3. At some point in the past five years, her hair got really good. Stunningly, shinily good. What is in her conditioner? Avocado? Also her skin. Up close and personal, it looks like the texture of semigloss paint.
4. This new movie, “The Host.” Is it good? It’s about a woman named Melanie, one of the last “wild humans” in a future society in which most people’s bodies have been taken over by an alien species. When Melanie also succumbs, she must fight for control over her own person and future. It stars Saoirse Ronan, with several achingly pretty boys — two of whom have come to Washington with Meyer, and one of whom is Jeremy Irons’s son. It’s beautifully filmed, and infinitely more adult and more complex than any of the “Twilight” stories.

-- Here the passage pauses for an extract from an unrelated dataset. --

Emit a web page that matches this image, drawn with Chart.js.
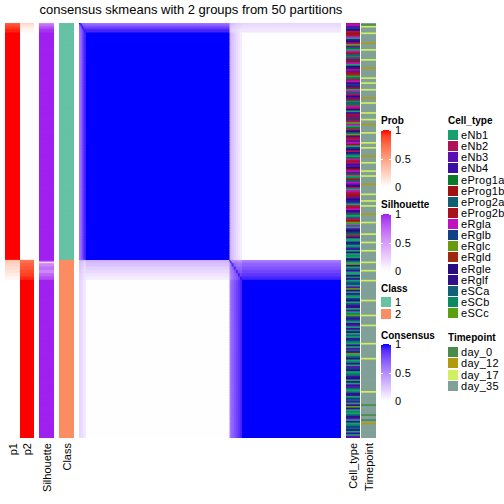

At the screening, people want to talk about the “Twilight” stories.
Is she ever going to finish “Midnight Sun,” the “Twilight” companion novel that she abandoned after it was accidentally leaked to the public in 2008? Everrrr?
5. Her fans are so pure. When she walks in a room, the fans go — oh, you already know what they go. Everybody already knows what happens at a Stephenie Meyer appearance. The fans go “Eeee!” or “Squeee!” or “Bleeee!”; the fans burst into tears and explain their obsessive love for “Twilight.” Sometimes a journalist who brags that he’s too smart for “Twilight” (even though he’s never read it) parachutes in to write a scene story about these women, and they open up their hopeful hearts because maybe this time he won’t make them look crazy. He always makes them look crazy.
“I do a lot of deep breathing,” Meyer says. This is how she adjusts to the decibel level of a public appearance. She’s grown more used to it now. The public appearances used to make her nervous. She used to pep-talk herself: “I am going to live through this. Nobody is going to kill you today.”